A content creator is drawing back the curtain on how Chinese influencers are partaking in “trending” American culture and pretending they’re in the U.S. — while being on an entirely different continent.
Dr. Candise Lin (@candiselin86), a cultural commentator and Cantonese/Mandarin tutor with more than 1.3 million TikTok followers, shared a video discussing the artful ways in which “Chinese girls pretend they are in the U.S.” and the revelations are surprising.
“How do Chinese girls pretend they are in the U.S.,” Lin begins. “They take pictures on this commercial street in a housing community in the city of Changsha.” Changsha is the capital of China’s Hunan province.
“Netizens on Xiaohongshu called this ‘American street style,'” she continues. “The entire street is only the length of a swimming pool, but it’s decorated with things that Chinese think of America.” These supposedly American things include a bus station, “street signs written in English,” signs for fast food restaurants and graffiti.
Also, Xiaohongshu, for those unfamiliar, is a social media platform that’s recognized as “China’s answer to Instagram.”
Fascination with the western world isn’t exactly new. In fact, IKEA China allegedly banned influencers from posing in front of store lockers to emulate American high schools. Similarly, Chinese influencers have also been known to pose outside of Costco in an effort to make it seem as though they’re actually in Los Angeles, Calif. “American farm style” also made its rounds on social media in late 2022.
So why the fascination with western culture?
The influence of western culture on Chinese youth is pervasive. Yang Gao, a sociologist at Singapore Management University, suggests that American television, in particular, is “massively popular among young Chinese for its authenticity.”
“This fascination is coinciding with the rise of the new ‘golden age’ of quality television in America, with complex characters and unconventional storytelling,” Gao told Eric Fish of Foreign Policy. “By comparison, Chinese TV can feel uninspired with relatively predictable plotlines and unambiguous characters. Heroes are heroes and villains are villains.”

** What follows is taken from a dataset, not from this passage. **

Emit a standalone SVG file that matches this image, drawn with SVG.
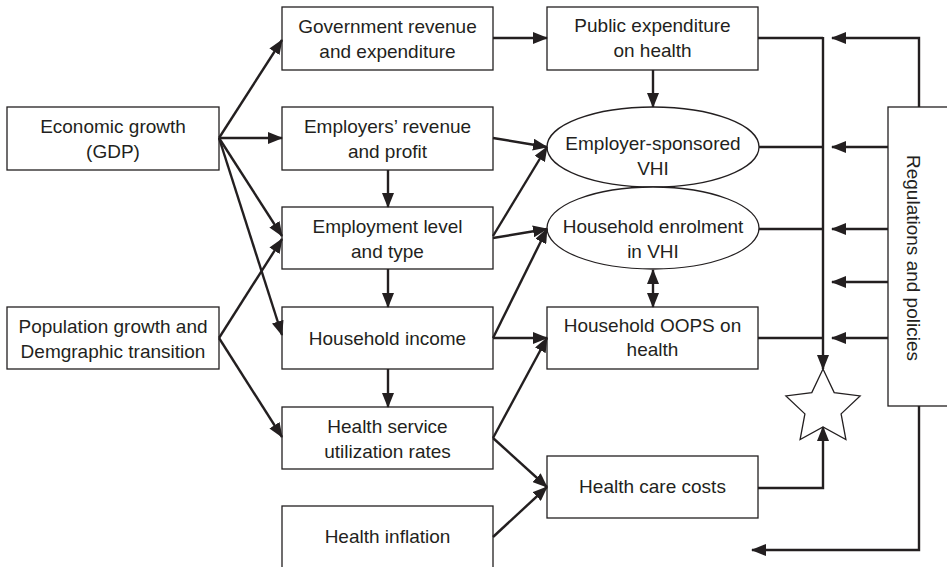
<svg xmlns="http://www.w3.org/2000/svg" width="947" height="567" viewBox="0 0 947 567">
<defs>
<marker id="ah" viewBox="0 0 15 12" refX="14" refY="6" markerWidth="15" markerHeight="12" markerUnits="userSpaceOnUse" orient="auto-start-reverse">
<path d="M0,0 L15,6 L0,12 z" fill="#231f20"/>
</marker>
<style>
.box{fill:#fff;stroke:#231f20;stroke-width:1.3}
.t{font-family:"Liberation Sans",Arial,sans-serif;font-size:19px;fill:#231f20;text-anchor:middle}
.c{fill:none;stroke:#231f20;stroke-width:2.4}
.a{marker-end:url(#ah)}
</style>
</defs>
<rect width="947" height="567" fill="#fff"/>

<g id="econ"><rect class="box" x="7" y="107" width="212" height="63"/>
<text class="t" x="113" y="133">Economic growth</text><text class="t" x="113" y="158">(GDP)</text></g>
<g id="pop"><rect class="box" x="7" y="307" width="212" height="62"/>
<text class="t" x="113" y="333">Population growth and</text><text class="t" x="113" y="358">Demgraphic transition</text></g>

<g id="gov"><rect class="box" x="282" y="7" width="211" height="63"/>
<text class="t" x="387.5" y="33">Government revenue</text><text class="t" x="387.5" y="58">and expenditure</text></g>
<g id="employers"><rect class="box" x="282" y="107" width="211" height="63"/>
<text class="t" x="387.5" y="133">Employers’ revenue</text><text class="t" x="387.5" y="158">and profit</text></g>
<g id="employment"><rect class="box" x="282" y="207" width="211" height="62"/>
<text class="t" x="387.5" y="233">Employment level</text><text class="t" x="387.5" y="258">and type</text></g>
<g id="hhincome"><rect class="box" x="282" y="307" width="211" height="62"/>
<text class="t" x="387.5" y="345">Household income</text></g>
<g id="utilization"><rect class="box" x="282" y="407" width="211" height="62"/>
<text class="t" x="387.5" y="433">Health service</text><text class="t" x="387.5" y="458">utilization rates</text></g>
<g id="inflation"><rect class="box" x="282" y="506" width="211" height="66"/>
<text class="t" x="387.5" y="543">Health inflation</text></g>

<g id="public"><rect class="box" x="547" y="7" width="211" height="63"/>
<text class="t" x="652.5" y="32">Public expenditure</text><text class="t" x="652.5" y="57">on health</text></g>
<g id="empvhi"><ellipse class="box" cx="653" cy="147" rx="106" ry="40"/>
<text class="t" x="653" y="150">Employer-sponsored</text><text class="t" x="653" y="175">VHI</text></g>
<g id="hhvhi"><ellipse class="box" cx="653" cy="228" rx="106" ry="41"/>
<text class="t" x="653" y="233">Household enrolment</text><text class="t" x="653" y="258">in VHI</text></g>
<g id="oops"><rect class="box" x="547" y="307" width="211" height="62"/>
<text class="t" x="652.5" y="332">Household OOPS on</text><text class="t" x="652.5" y="356">health</text></g>
<g id="costs"><rect class="box" x="547" y="456" width="211" height="62"/>
<text class="t" x="652.5" y="493">Health care costs</text></g>

<g id="star"><polygon class="box" points="823,369 834.2,392.6 860.1,395.9 841.1,413.9 845.9,439.6 823,427 800.1,439.6 804.9,413.9 785.9,395.9 811.8,392.6"/></g>

<g id="regs"><rect class="box" x="888" y="107" width="70" height="299"/>
<text class="t" transform="translate(907,258) rotate(90)">Regulations and policies</text></g>

<g id="connectors">
<line class="c a" x1="219" y1="138" x2="282" y2="40"/>
<line class="c a" x1="219" y1="138" x2="282" y2="138"/>
<line class="c a" x1="219" y1="138" x2="282" y2="236"/>
<line class="c a" x1="219" y1="138" x2="282" y2="335"/>
<line class="c a" x1="219" y1="338" x2="282" y2="239"/>
<line class="c a" x1="219" y1="338" x2="282" y2="437"/>
<line class="c a" x1="493" y1="38" x2="547" y2="38"/>
<line class="c a" x1="388" y1="170" x2="388" y2="207"/>
<line class="c a" x1="388" y1="269" x2="388" y2="307"/>
<line class="c a" x1="388" y1="369" x2="388" y2="407"/>
<line class="c a" x1="493" y1="138" x2="547" y2="147"/>
<line class="c a" x1="493" y1="236" x2="547" y2="147"/>
<line class="c a" x1="493" y1="238" x2="547" y2="229"/>
<line class="c a" x1="493" y1="338" x2="547" y2="229"/>
<line class="c a" x1="493" y1="338" x2="547" y2="338"/>
<line class="c a" x1="493" y1="438" x2="547" y2="338"/>
<line class="c a" x1="493" y1="438" x2="547" y2="487"/>
<line class="c a" x1="493" y1="537" x2="547" y2="487"/>
<line class="c a" x1="653" y1="70" x2="653" y2="107"/>
<line class="c a" x1="653" y1="270" x2="653" y2="307" style="marker-start:url(#ah)"/>
<line class="c" x1="758" y1="38" x2="823" y2="38"/>
<line class="c" x1="759" y1="147" x2="823" y2="147"/>
<line class="c" x1="759" y1="229" x2="823" y2="229"/>
<line class="c" x1="758" y1="338" x2="823" y2="338"/>
<line class="c a" x1="823" y1="37" x2="823" y2="369"/>
<polyline class="c a" points="758,488 823,488 823,427"/>
<polyline class="c a" points="919,107 919,38 832,38"/>
<line class="c a" x1="888" y1="147" x2="832" y2="147"/>
<line class="c a" x1="888" y1="229" x2="832" y2="229"/>
<line class="c a" x1="888" y1="282" x2="832" y2="282"/>
<line class="c a" x1="888" y1="338" x2="832" y2="338"/>
<polyline class="c a" points="919,406 919,550 752,550"/>
</g>
</svg>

Gao also found that traditionally American themes of “spontaneity, nonconformity, and self-realization resonated with young Chinese fans of American television.” The television drama Boston Legal, for example, influenced one of Gao’s subjects, a 21-year-old undergraduate student, to pursue a career in law.
“Some netizens aren’t very familiar with U.S. geography,” Lin continues. The caption of an influencer’s social media post, according to Lin, says “checking in at the Manhattan district even though there aren’t any high rise office buildings in sight.” The same caption also says “finally came to Los Angeles in Changsha,” which Lin argues is indicative of the fact that some content creators “can’t make up their mind whether this place gives a New York or California vibe.”
“They are just fronts telling the posers to ‘don’t crazy, don’t happy,” Lin says of the English-language storefronts and signage on the aforementioned commercial street.
While it’s not necessarily confirmed, it’s then possible that Chinese influencers have taken a liking to American culture because it’s so disparate from their own. In addition to the American inclination to challenge authority and promote ideas of individualism, it seems Chinese nationals have a sort of rose-tinted perception of many things American. Famous cities like Los Angeles and New York, for example, are where these influencers aspire to live. Being regarded as a resident of a bustling, aesthetically recognized major American city is somewhat of a dream they could only hope comes true.
“I will never get over how American Core is a real thing”
Commenters, presumably ones with U.S. citizenship, are surprised that American culture is as sought-after as it is. “American Core,” one user notes, is perplexing as a desired aesthetic.
“Honestly it doesn’t look like either new york or Los Angeles,” @bunnyzaychik said.
“I will never get over how American Core is a real thing,” @ali.londy admitted.
“Too clean for American street,” @automatedresponsebot shared.
“It’s interesting how some ppl here have ‘Japan core’ or ‘chinese core’ and then there theres ‘American core,’ @elys_iqn added.